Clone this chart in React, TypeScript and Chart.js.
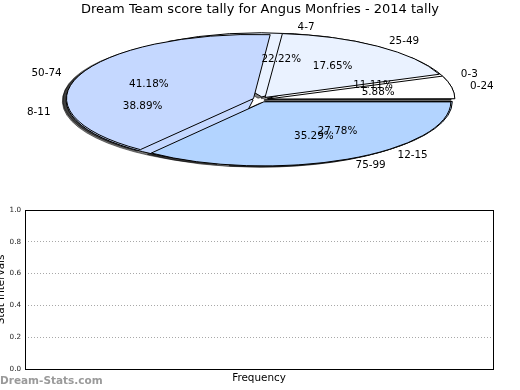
==
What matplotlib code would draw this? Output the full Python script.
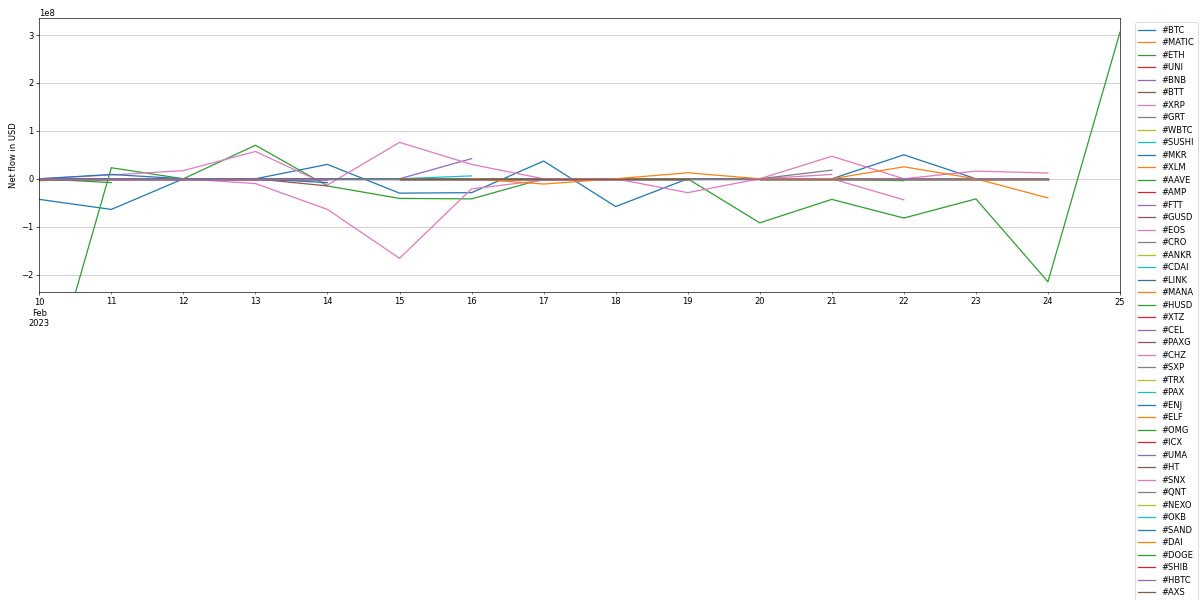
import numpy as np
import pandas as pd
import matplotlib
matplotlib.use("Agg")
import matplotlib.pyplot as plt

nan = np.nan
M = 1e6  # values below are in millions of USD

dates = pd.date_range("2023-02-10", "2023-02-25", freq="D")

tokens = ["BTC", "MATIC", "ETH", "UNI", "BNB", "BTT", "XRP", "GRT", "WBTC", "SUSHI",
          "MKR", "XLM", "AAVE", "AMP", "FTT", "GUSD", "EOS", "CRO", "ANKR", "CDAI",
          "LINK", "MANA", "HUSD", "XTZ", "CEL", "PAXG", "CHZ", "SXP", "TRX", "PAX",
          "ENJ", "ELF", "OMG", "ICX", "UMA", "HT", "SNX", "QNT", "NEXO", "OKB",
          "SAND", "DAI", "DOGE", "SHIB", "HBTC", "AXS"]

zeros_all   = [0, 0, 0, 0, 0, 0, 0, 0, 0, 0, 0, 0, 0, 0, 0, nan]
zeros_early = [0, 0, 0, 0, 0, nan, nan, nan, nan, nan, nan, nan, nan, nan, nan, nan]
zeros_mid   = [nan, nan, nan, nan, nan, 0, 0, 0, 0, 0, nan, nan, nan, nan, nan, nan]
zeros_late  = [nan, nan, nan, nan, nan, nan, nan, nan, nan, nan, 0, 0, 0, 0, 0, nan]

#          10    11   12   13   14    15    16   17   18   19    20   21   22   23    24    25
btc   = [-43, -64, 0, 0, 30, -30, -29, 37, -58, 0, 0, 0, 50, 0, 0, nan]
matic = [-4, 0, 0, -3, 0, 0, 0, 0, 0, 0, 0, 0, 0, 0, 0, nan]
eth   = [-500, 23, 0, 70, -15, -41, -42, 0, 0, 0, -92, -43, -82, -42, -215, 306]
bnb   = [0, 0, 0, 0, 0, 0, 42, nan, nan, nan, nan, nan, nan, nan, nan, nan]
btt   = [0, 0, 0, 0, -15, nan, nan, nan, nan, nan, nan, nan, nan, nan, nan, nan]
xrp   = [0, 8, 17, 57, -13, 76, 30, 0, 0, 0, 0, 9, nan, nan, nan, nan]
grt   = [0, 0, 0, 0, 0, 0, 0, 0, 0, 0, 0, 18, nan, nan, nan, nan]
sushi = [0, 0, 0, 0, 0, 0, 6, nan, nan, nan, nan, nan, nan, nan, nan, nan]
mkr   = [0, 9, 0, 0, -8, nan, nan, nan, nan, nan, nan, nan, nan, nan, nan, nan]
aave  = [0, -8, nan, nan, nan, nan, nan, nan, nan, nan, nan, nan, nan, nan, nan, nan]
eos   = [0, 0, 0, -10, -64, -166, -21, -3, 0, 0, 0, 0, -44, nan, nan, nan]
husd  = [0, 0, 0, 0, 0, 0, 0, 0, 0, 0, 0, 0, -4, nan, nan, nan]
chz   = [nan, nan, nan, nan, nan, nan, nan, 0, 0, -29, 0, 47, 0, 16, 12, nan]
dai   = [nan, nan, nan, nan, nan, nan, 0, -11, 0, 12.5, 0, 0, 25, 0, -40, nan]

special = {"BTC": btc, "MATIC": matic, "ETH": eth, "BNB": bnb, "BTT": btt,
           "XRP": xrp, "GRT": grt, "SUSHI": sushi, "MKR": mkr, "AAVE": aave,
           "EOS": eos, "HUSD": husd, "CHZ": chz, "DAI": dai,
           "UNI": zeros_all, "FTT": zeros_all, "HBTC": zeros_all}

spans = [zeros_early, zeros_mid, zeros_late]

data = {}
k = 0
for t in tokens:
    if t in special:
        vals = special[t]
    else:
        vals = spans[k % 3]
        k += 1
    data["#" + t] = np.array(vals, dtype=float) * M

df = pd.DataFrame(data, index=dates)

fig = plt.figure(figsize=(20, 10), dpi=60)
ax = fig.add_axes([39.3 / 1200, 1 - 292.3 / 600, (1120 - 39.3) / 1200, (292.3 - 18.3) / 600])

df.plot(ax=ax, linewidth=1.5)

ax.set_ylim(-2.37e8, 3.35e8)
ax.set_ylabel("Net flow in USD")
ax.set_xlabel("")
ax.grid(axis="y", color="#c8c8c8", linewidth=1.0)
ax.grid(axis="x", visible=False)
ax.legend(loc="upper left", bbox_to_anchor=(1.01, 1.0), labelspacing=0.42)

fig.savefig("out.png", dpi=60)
* * *
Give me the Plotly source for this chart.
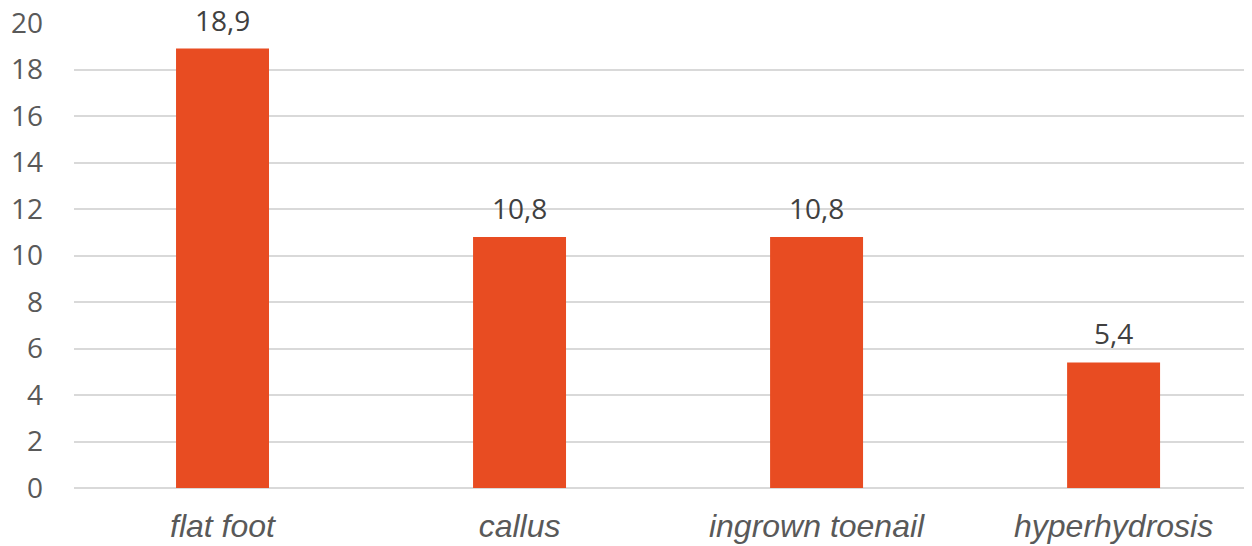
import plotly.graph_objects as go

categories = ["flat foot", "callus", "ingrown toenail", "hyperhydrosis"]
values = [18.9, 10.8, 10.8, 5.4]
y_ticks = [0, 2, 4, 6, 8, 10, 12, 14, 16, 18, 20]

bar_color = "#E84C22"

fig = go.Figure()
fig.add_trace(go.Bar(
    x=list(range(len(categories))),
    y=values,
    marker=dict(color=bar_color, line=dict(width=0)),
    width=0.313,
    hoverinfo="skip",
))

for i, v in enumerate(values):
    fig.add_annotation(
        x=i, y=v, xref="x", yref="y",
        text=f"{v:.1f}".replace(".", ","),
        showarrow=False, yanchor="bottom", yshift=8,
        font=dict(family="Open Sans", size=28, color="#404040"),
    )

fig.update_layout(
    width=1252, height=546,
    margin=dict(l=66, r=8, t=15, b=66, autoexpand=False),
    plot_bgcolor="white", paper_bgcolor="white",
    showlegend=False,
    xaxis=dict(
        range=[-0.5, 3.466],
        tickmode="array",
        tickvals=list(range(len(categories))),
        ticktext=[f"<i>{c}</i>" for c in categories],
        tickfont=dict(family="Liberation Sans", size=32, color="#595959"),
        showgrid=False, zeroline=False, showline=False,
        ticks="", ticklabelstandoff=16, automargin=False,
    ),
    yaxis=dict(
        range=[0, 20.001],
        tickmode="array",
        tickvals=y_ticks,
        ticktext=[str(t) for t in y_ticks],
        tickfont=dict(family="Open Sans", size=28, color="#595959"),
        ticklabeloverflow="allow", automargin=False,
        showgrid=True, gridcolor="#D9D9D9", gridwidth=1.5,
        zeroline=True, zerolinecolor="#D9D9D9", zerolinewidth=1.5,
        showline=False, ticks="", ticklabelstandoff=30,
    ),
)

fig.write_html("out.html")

WORK REQUIRED
Copy every line in the listing above where the string "matplotlib" turns up.

RESPONSE
What matplotlib code would draw this? Output the full Python script.
import matplotlib
matplotlib.use("Agg")
import matplotlib.pyplot as plt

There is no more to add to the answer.